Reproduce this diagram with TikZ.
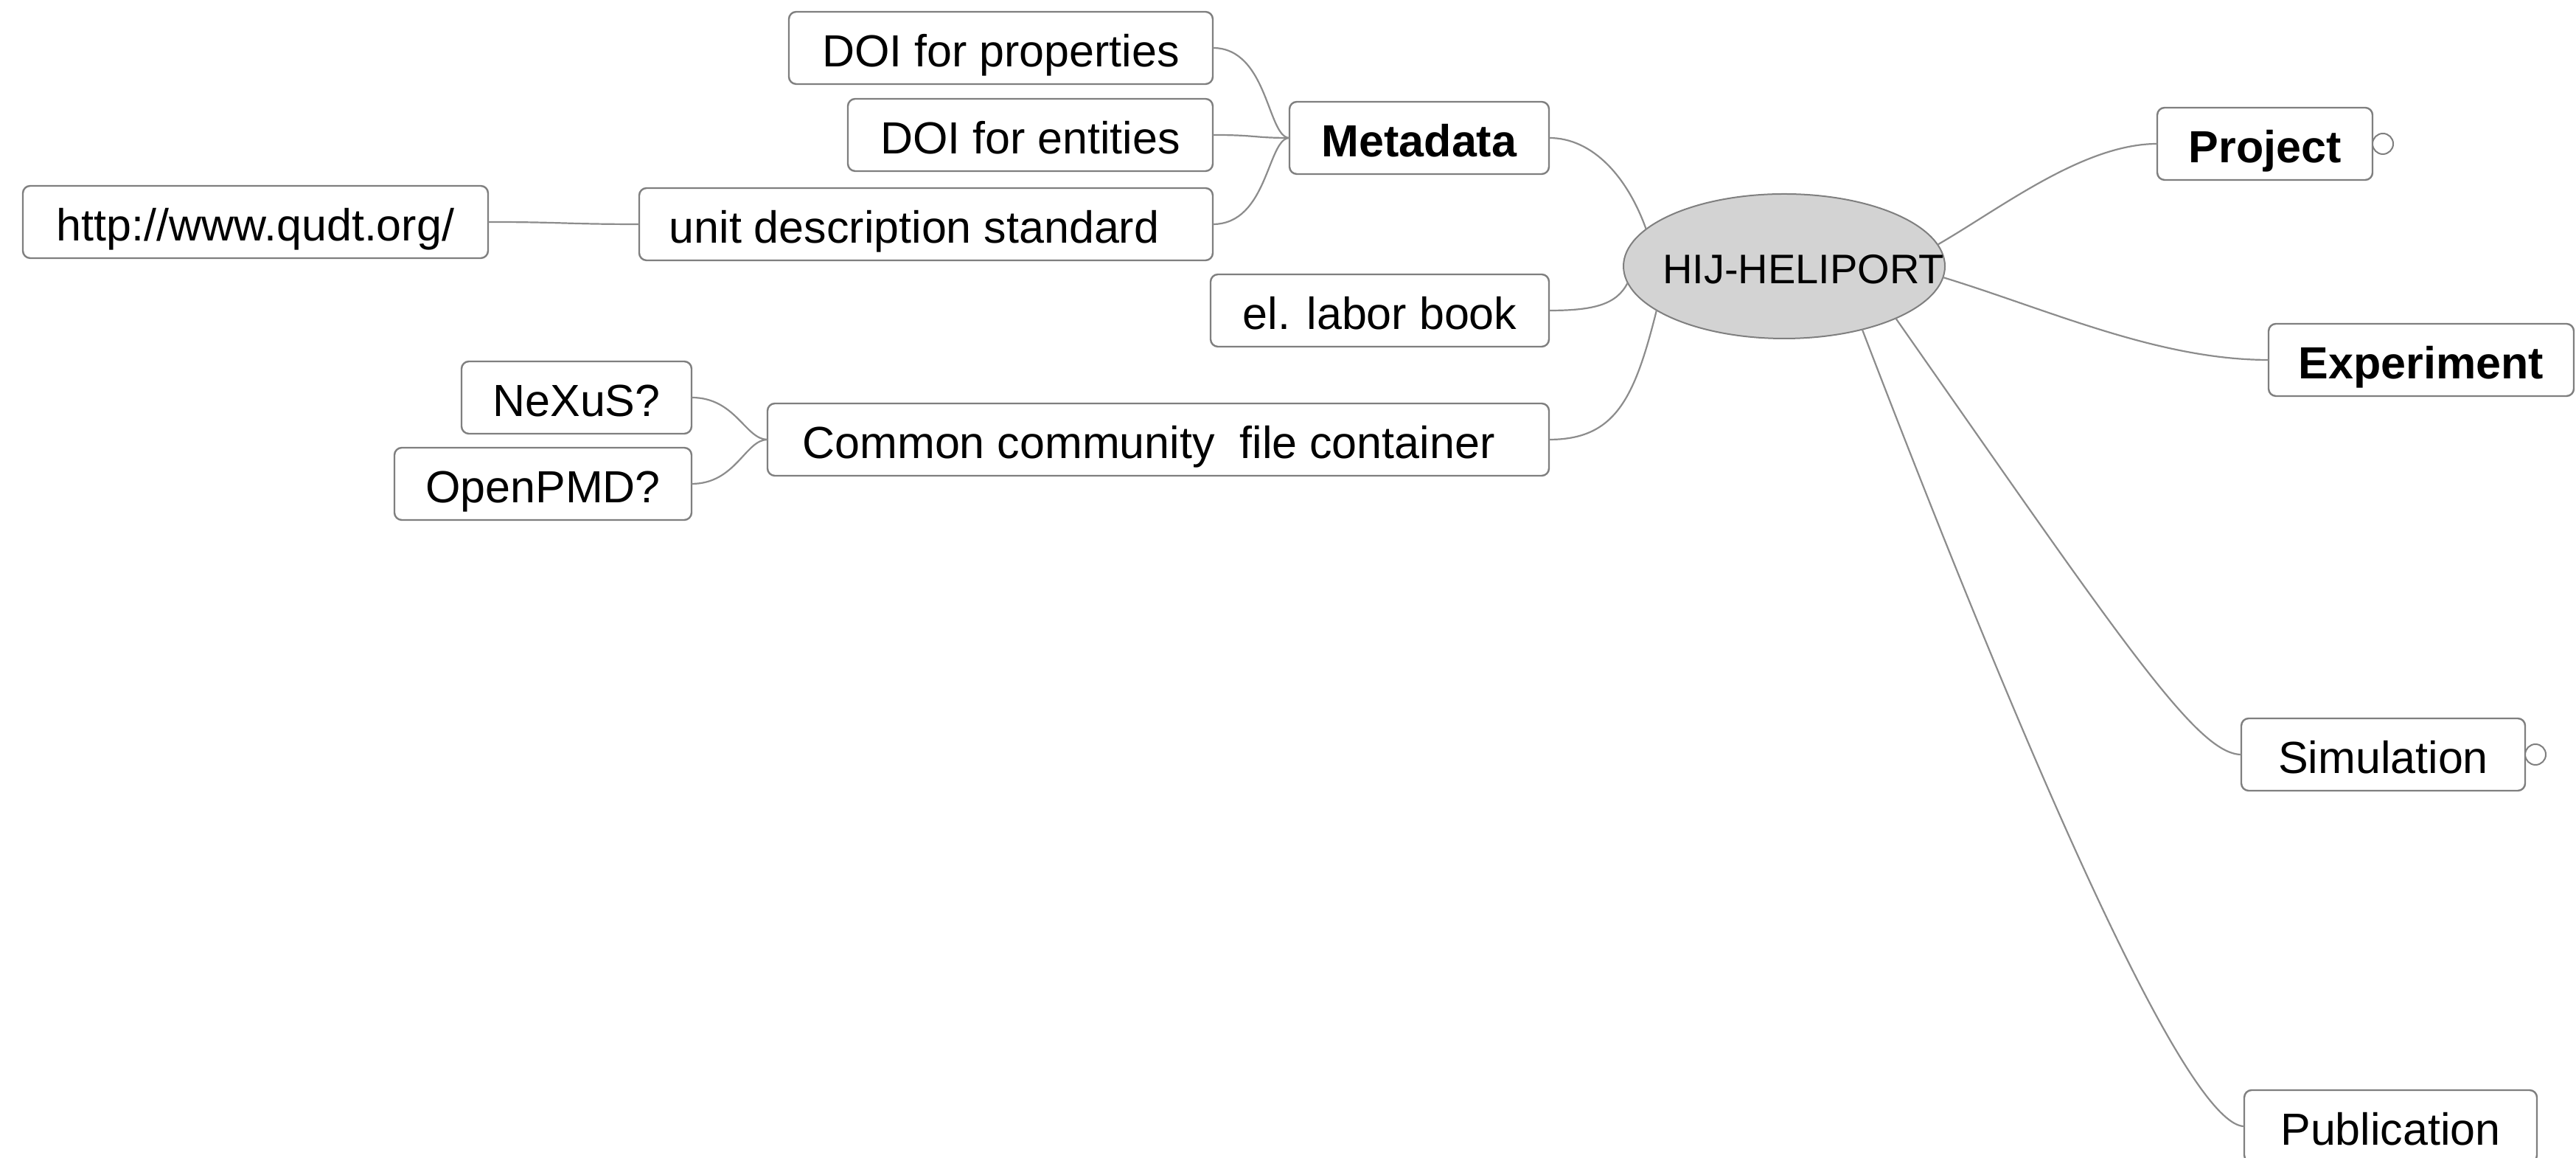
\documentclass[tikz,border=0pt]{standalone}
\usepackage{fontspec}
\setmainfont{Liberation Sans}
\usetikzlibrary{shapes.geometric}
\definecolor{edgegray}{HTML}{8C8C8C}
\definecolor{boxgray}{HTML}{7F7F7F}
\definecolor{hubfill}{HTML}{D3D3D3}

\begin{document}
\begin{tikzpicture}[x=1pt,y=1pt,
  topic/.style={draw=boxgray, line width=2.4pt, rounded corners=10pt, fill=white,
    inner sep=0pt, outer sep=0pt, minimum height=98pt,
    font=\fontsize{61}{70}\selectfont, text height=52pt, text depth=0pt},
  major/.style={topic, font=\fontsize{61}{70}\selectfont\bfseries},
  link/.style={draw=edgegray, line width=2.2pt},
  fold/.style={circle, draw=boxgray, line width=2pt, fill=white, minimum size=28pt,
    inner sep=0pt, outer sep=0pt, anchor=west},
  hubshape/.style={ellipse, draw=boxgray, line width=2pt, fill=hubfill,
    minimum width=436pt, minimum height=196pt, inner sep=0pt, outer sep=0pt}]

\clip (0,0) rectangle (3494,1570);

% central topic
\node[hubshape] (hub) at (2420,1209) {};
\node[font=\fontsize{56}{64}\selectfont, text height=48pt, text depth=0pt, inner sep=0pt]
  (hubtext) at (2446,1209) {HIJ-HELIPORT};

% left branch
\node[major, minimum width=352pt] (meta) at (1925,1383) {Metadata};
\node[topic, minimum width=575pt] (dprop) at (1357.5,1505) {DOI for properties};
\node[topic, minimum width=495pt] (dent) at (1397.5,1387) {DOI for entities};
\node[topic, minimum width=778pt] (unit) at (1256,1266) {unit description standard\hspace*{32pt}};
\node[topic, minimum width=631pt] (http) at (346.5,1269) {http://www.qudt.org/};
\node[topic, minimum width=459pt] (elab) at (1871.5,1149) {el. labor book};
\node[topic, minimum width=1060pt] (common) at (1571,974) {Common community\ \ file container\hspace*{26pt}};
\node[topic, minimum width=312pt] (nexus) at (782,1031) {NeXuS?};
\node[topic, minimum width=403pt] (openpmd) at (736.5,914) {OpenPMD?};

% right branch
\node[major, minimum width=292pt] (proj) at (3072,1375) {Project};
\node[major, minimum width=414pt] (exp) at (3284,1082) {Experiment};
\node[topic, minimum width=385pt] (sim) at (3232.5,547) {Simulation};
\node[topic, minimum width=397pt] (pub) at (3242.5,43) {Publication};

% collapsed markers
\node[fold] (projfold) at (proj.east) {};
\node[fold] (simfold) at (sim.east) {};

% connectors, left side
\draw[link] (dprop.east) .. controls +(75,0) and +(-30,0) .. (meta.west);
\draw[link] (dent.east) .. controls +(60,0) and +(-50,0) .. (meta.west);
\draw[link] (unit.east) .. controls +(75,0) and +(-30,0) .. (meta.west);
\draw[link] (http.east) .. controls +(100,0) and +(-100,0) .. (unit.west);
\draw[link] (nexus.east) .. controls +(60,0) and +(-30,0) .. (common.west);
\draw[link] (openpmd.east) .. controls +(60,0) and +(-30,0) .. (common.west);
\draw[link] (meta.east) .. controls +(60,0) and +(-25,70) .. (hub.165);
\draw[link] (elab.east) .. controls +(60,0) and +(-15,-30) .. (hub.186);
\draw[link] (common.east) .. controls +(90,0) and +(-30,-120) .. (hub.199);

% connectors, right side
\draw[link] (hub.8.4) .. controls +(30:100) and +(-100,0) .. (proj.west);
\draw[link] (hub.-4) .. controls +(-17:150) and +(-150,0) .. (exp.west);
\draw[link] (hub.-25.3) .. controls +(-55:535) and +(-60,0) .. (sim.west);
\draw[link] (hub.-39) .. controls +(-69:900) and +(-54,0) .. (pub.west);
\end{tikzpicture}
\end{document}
====
Stated goal:
Reproduce the data above word for word from its first line through the line that holds "minimum width=436pt, minimum", both ends included; skip pictures.

Correct response:
Reproduce this diagram with TikZ.
\documentclass[tikz,border=0pt]{standalone}
\usepackage{fontspec}
\setmainfont{Liberation Sans}
\usetikzlibrary{shapes.geometric}
\definecolor{edgegray}{HTML}{8C8C8C}
\definecolor{boxgray}{HTML}{7F7F7F}
\definecolor{hubfill}{HTML}{D3D3D3}

\begin{document}
\begin{tikzpicture}[x=1pt,y=1pt,
  topic/.style={draw=boxgray, line width=2.4pt, rounded corners=10pt, fill=white,
    inner sep=0pt, outer sep=0pt, minimum height=98pt,
    font=\fontsize{61}{70}\selectfont, text height=52pt, text depth=0pt},
  major/.style={topic, font=\fontsize{61}{70}\selectfont\bfseries},
  link/.style={draw=edgegray, line width=2.2pt},
  fold/.style={circle, draw=boxgray, line width=2pt, fill=white, minimum size=28pt,
    inner sep=0pt, outer sep=0pt, anchor=west},
  hubshape/.style={ellipse, draw=boxgray, line width=2pt, fill=hubfill,
    minimum width=436pt, minimum height=196pt, inner sep=0pt, outer sep=0pt}]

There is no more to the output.